France's Prime Minister Gabriel Attal sought to head off fresh farmers' protests Wednesday, as they resumed direct action including dumping produce and blocking roads in pursuit of their demands.

Attal promised to elevate agriculture "to the status of a fundamental national interest", outlining a agriculture bill designed to address farmers' grievances.

Already last month, farmers had staged crippling nationwide protests before their unions called for them to be suspended following promises of reform from the government.

But this weekend's national agriculture show has become a de facto deadline for the government to meet their demands.

Even as Attal was speaking Wednesday, farmers were blockading a stretch of around 70 kilometres (43 miles) on a motorway in the south of the country.

On Tuesday, farmers had blocked a milk transport in protest against wholesale prices they say are too low, and set fire to tyres at roundabouts.

In some of the angriest protests in Europe, French farmers were out in force for more than a week in January, using tractors to block key roads into Paris and other major highways nationwide.

Their grievances include burdensome environmental rules, the threat of cheap imports from outside the EU, and measures to address the low income many of them still suffer.

- 'What farmers wanted' -

On Wednesday, Attal announced a forthcoming law would lay out measures "in black and white".

He said it was aimed at achieving "farming and food sovereignty" for France, and incorporate the dozens of promises already made to protesting farmers since the start of the crisis.

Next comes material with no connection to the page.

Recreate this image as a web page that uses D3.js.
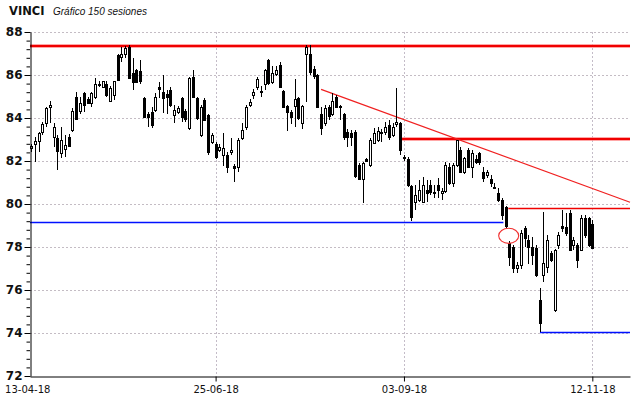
<!DOCTYPE html>
<html>
  <head>
    <meta charset="utf-8">
    <script src="https://cdn.jsdelivr.net/npm/d3@7"></script>
    <style>
      body { margin: 0; background: #fff; }
    </style>
  </head>
  <body>
    <script>

      // daily sessions (150)
      var opens = [82.6,82.8,82.95,83.35,83.75,84.5,83.13,83.05,82.35,82.55,83.13,83.44,85.0,84.34,85.15,84.9,84.68,84.96,85.6,85.46,
        85.57,84.79,85.07,86.93,86.85,87.0,87.3,86.08,86.23,86.2,84.93,84.2,84.3,84.37,85.46,85.22,85.1,85.3,84.14,84.29,
        84.91,84.33,83.52,85.92,84.91,83.21,84.84,84.14,82.9,82.79,82.51,82.28,82.28,82.4,81.77,81.74,83.06,83.6,84.6,85.07,
        85.46,85.19,85.58,86.7,85.69,86.05,86.47,85.27,84.56,84.29,84.56,84.91,83.75,86.98,87.0,86.3,86.0,84.2,83.75,84.5,
        84.2,84.99,84.55,84.2,83.35,83.3,83.35,81.8,81.15,82.1,81.8,82.85,83.0,83.36,83.36,83.67,83.2,83.7,83.75,82.2,
        82.1,80.84,80.1,80.19,80.11,80.65,80.88,80.5,80.88,80.5,80.6,81.74,81.0,81.81,82.51,81.5,82.51,81.74,82.1,82.36,
        81.5,81.35,81.15,80.81,80.5,80.19,79.88,78.17,78.02,77.01,77.16,78.87,78.33,78.02,77.94,75.53,76.7,77.09,77.71,75.07,
        78.09,78.98,78.95,79.57,78.09,78.09,77.86,79.33,79.33,79.05];
      var highs = [82.8,83.1,83.36,83.83,84.53,84.8,83.75,83.2,83.57,83.2,83.25,84.45,85.2,85.0,85.2,85.0,85.23,85.84,85.7,85.74,
        85.74,85.5,85.74,87.0,87.3,87.35,87.4,86.78,86.3,86.7,85.0,84.3,84.53,85.15,85.69,86.0,85.3,85.46,84.6,84.55,
        85.0,84.4,85.92,86.23,85.0,84.6,84.93,84.2,83.3,82.9,82.8,83.3,82.4,83.06,81.85,83.06,83.75,84.6,84.9,85.35,
        85.9,85.5,86.3,86.75,86.4,86.4,86.6,85.3,84.6,84.35,85.8,85.0,84.6,87.4,87.4,86.4,86.05,84.5,84.6,84.6,
        85.15,85.05,84.6,84.25,83.5,83.45,83.45,81.9,81.95,82.15,83.05,83.55,83.6,83.5,83.8,83.9,83.75,85.38,83.8,82.3,
        82.2,80.9,80.88,81.12,81.27,81.12,81.12,80.88,81.19,80.73,81.97,81.9,81.89,83.0,82.67,82.2,82.6,82.51,82.3,82.43,
        81.74,81.58,81.35,81.0,80.73,80.26,79.9,78.3,78.1,77.3,78.8,79.0,78.56,78.48,78.1,76.08,79.64,78.56,77.8,77.9,
        78.7,79.72,79.57,79.72,78.48,78.2,79.49,79.49,79.4,79.26];
      var lows = [82.4,81.97,82.43,83.2,83.6,83.75,82.66,81.6,82.12,82.2,82.65,83.36,83.9,84.2,84.3,84.7,84.53,84.9,85.45,85.4,
        85.0,84.75,84.85,85.7,86.6,86.8,85.8,85.3,85.62,85.6,84.0,83.6,83.52,84.29,84.91,84.22,84.2,84.53,83.75,84.2,
        83.83,83.8,83.45,84.95,83.9,83.1,83.85,82.3,82.8,82.1,82.4,81.75,81.45,82.3,81.04,81.5,83.0,83.44,84.53,84.9,
        85.3,85.0,85.3,85.55,85.6,85.95,85.4,84.5,83.4,83.7,83.6,83.9,83.5,84.76,86.0,85.8,84.5,83.2,83.65,83.9,
        84.1,84.45,83.9,83.0,82.65,82.7,81.2,81.1,80.05,81.95,81.7,82.8,82.9,82.9,83.2,83.0,83.1,83.6,82.3,82.0,
        80.8,79.2,79.72,80.1,80.1,80.11,80.4,80.3,80.26,80.19,80.5,80.9,80.8,81.7,81.46,81.4,81.7,81.19,81.85,81.8,
        81.04,81.19,80.8,80.7,80.11,79.26,78.9,77.1,76.8,76.8,77.0,78.0,77.2,77.16,76.6,74.06,76.39,76.78,77.3,74.99,
        77.9,78.71,78.5,77.86,77.86,77.01,77.8,78.4,78.0,77.94];
      var closes = [82.7,82.95,83.3,83.7,84.48,84.6,83.57,82.48,83.0,82.75,82.7,84.34,83.95,84.7,84.6,84.72,85.15,85.57,85.53,85.7,
        85.07,85.38,85.7,85.75,87.0,87.24,85.85,85.69,85.69,85.7,84.06,84.06,83.67,84.99,85.33,84.91,85.0,84.6,84.37,84.45,
        84.06,83.94,85.85,84.99,83.98,84.53,83.91,82.4,83.21,82.17,82.64,82.59,81.74,82.5,81.66,82.98,83.44,84.53,84.76,85.22,
        85.8,85.27,86.23,85.61,86.08,86.23,85.46,84.53,84.29,84.06,84.87,83.98,84.56,87.32,86.16,85.95,84.53,83.55,84.45,84.1,
        84.8,84.5,84.5,83.13,83.13,83.1,81.3,81.15,81.9,82.0,82.98,83.29,83.4,83.29,83.6,83.13,83.6,83.8,82.51,82.12,
        80.9,79.4,80.42,80.65,80.88,80.5,80.57,80.57,80.65,80.6,81.81,80.96,81.81,82.98,81.5,82.12,81.74,82.36,81.95,81.97,
        81.19,81.5,80.96,80.78,80.19,79.49,78.98,77.55,77.01,77.16,78.64,78.4,78.02,77.63,76.7,74.45,77.24,78.33,77.4,77.86,
        78.56,78.87,78.64,77.86,78.33,77.4,79.33,78.56,78.09,77.97];

      // axis labels
      var dateLabels = ["13-04-18", "25-06-18", "03-09-18", "12-11-18"];
      var dateIdx = [-1, 49, 99, 149];
      var priceTicks = [72, 74, 76, 78, 80, 82, 84, 86, 88];

      // drawn levels: price, first session, last session
      var redLevels = [87.35, 83.02, 79.8];
      var redFrom = [-0.27, 98.4, 126.7];
      var blueLevels = [79.15, 74.03];
      var blueFrom = [-0.27, 135.1];
      var blueTo = [125.4, 159];
      // trend line (session, price) and circle marker
      var trendIdx = [77, 159];
      var trendPrice = [85.33, 80.08];
      var markIdx = 126.8, markPrice = 78.52, markRx = 2.66, markRy = 0.35;

      var W = 640, H = 398;
      var plotL = 30, plotR = 630, plotT = 32, plotB = 376;

      var svg = d3.select("body")
        .append("svg")
        .attr("width", W)
        .attr("height", H)
        .style("font-family", "'DejaVu Sans', sans-serif");

      var x = d3.scaleLinear()
        .domain([-0.265, 159])
        .range([plotL, plotR]);

      var y = d3.scaleLinear()
        .domain([72, 88])
        .range([plotB, plotT]);

      // title
      svg.append("text")
        .attr("x", 9)
        .attr("y", 15)
        .style("font-size", "11.5px")
        .style("font-weight", "bold")
        .attr("fill", "#111")
        .text("VINCI");
      svg.append("text")
        .attr("x", 53)
        .attr("y", 15)
        .style("font-family", "'Liberation Sans', Arial, sans-serif")
        .style("font-size", "10px")
        .style("font-style", "italic")
        .attr("fill", "#111")
        .text("Gráfico 150 sesiones");

      // dotted grid
      svg.selectAll(".hgrid")
        .data(priceTicks.filter(function(d) { return d > 72; }))
        .enter()
        .append("line")
        .attr("x1", plotL)
        .attr("x2", plotR)
        .attr("y1", function(d) { return Math.round(y(d)) + 0.5; })
        .attr("y2", function(d) { return Math.round(y(d)) + 0.5; })
        .attr("stroke", "#c4bcc4")
        .attr("stroke-dasharray", "2,2");

      svg.selectAll(".vgrid")
        .data(dateIdx.slice(1))
        .enter()
        .append("line")
        .attr("x1", function(d) { return Math.round(x(d)) + 0.5; })
        .attr("x2", function(d) { return Math.round(x(d)) + 0.5; })
        .attr("y1", plotT)
        .attr("y2", plotB)
        .attr("stroke", "#c4bcc8")
        .attr("stroke-dasharray", "2,2");

      // levels
      var red = svg.append("g");
      redLevels.forEach(function(p, k) {
        var yy = y(p);
        if (k < 2) {
          red.append("line")
            .attr("x1", x(redFrom[k])).attr("x2", plotR)
            .attr("y1", yy).attr("y2", yy)
            .attr("stroke", "#ff8a8a").attr("stroke-width", 3.6);
          red.append("line")
            .attr("x1", x(redFrom[k])).attr("x2", plotR)
            .attr("y1", yy).attr("y2", yy)
            .attr("stroke", "#f00000").attr("stroke-width", 2);
        } else {
          red.append("line")
            .attr("x1", x(redFrom[k])).attr("x2", plotR)
            .attr("y1", Math.round(yy) + 0.5).attr("y2", Math.round(yy) + 0.5)
            .attr("stroke", "#f00000").attr("stroke-width", 1.3);
        }
      });

      blueLevels.forEach(function(p, k) {
        svg.append("line")
          .attr("x1", x(blueFrom[k])).attr("x2", x(blueTo[k]))
          .attr("y1", Math.round(y(p)) + 0.5).attr("y2", Math.round(y(p)) + 0.5)
          .attr("stroke", "#0010ff").attr("stroke-width", 1.3);
      });

      svg.append("line")
        .attr("x1", x(trendIdx[0])).attr("y1", y(trendPrice[0]))
        .attr("x2", x(trendIdx[1])).attr("y2", y(trendPrice[1]))
        .attr("stroke", "#f02020").attr("stroke-width", 1.2);

      // candles
      var idx = d3.range(opens.length);
      var candles = svg.append("g");

      candles.selectAll(".wick")
        .data(idx)
        .enter()
        .append("line")
        .attr("x1", function(i) { return Math.round(x(i)) + 0.5; })
        .attr("x2", function(i) { return Math.round(x(i)) + 0.5; })
        .attr("y1", function(i) { return Math.round(y(highs[i])); })
        .attr("y2", function(i) { return Math.round(y(lows[i])); })
        .attr("stroke", "#000");

      candles.selectAll(".body")
        .data(idx)
        .enter()
        .append("rect")
        .attr("x", function(i) { return Math.round(x(i)) - 0.5; })
        .attr("width", 2)
        .attr("y", function(i) { return Math.round(y(Math.max(opens[i], closes[i]))) + 0.5; })
        .attr("height", function(i) {
          return Math.max(1, Math.round(y(Math.min(opens[i], closes[i]))) - Math.round(y(Math.max(opens[i], closes[i]))));
        })
        .attr("fill", function(i) { return closes[i] >= opens[i] ? "#fff" : "#000"; })
        .attr("stroke", "#000");

      // circle marker
      svg.append("ellipse")
        .attr("cx", x(markIdx))
        .attr("cy", y(markPrice))
        .attr("rx", x(markIdx + markRx) - x(markIdx))
        .attr("ry", y(markPrice - markRy) - y(markPrice))
        .attr("fill", "none")
        .attr("stroke", "#f03030")
        .attr("stroke-width", 1.1);

      // y axis, minor then major ticks
      svg.append("g")
        .attr("transform", "translate(" + plotL + ",0)")
        .call(d3.axisLeft(y).tickValues(d3.range(72, 88.01, 0.4)).tickSize(3.5).tickSizeOuter(0).tickFormat(""))
        .call(function(g) { g.select(".domain").remove(); });

      var yAxis = svg.append("g")
        .attr("transform", "translate(" + (plotL + 0.5) + ",0)")
        .call(d3.axisLeft(y).tickValues(priceTicks).tickSize(6).tickSizeOuter(0).tickPadding(2));
      yAxis.selectAll("text")
        .style("font-family", "'DejaVu Sans', sans-serif")
        .style("font-size", "12px")
        .style("font-weight", "bold")
        .attr("fill", "#111");
      yAxis.selectAll("line, path").attr("stroke", "#000");

      // x axis
      var xAxis = svg.append("g")
        .attr("transform", "translate(0," + (plotB + 0.5) + ")")
        .call(d3.axisBottom(x)
          .tickValues(dateIdx)
          .tickSize(5)
          .tickSizeOuter(0)
          .tickPadding(4)
          .tickFormat(function(d, i) { return dateLabels[i]; }));
      xAxis.selectAll("text")
        .style("font-family", "'DejaVu Sans', sans-serif")
        .style("font-size", "10px")
        .attr("fill", "#111");
      xAxis.selectAll("line, path").attr("stroke", "#000");
      xAxis.selectAll(".tick line").filter(function(d) { return d < 0; }).remove();

    </script>
  </body>
</html>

It would also create a new basis for negotiations between producers and wholesalers to improve the income of farmers, a key issue for the sector.

Already, payments under the European Union's Common Agricultural Policy (CAP) have been made much faster than at this time last year, he said.

Several million euros have been paid out in emergency aid, notably to livestock farmers, he added.

France will also stop using its current national indicator for pesticide reduction -- which farmers' unions wanted to get rid of -- using an EU indicator instead, he said.

"That is what farmers wanted," he said.

This measure was decided despite protests from environmental groups.

But the government stood by its target of cutting pesticide use by 50 percent by 2030, said Attal.

The government will also make it easier for farmers to get temporary visas for foreign seasonal agriculture workers, and will continue to waive payroll taxes on almost all seasonal farm work, he added.

- Tractors to Paris -

The FNSEA and the Young Farmers (JA) union had already announced they will lead a column of tractors to the agriculture show in Paris Friday ahead of French President Emmanuel Macron's visit.

Macron will visit the Salon de l'Agriculture on Saturday, as is traditional for France's presidents.

Farmers' unions have made it clear they want ironclad assurances that their grievances have been being addressed before then.

"The time of political decisions has come," said Arnaud Rousseau, head of the biggest farmers' union FNSEA, late Tuesday. "Expectations are running high."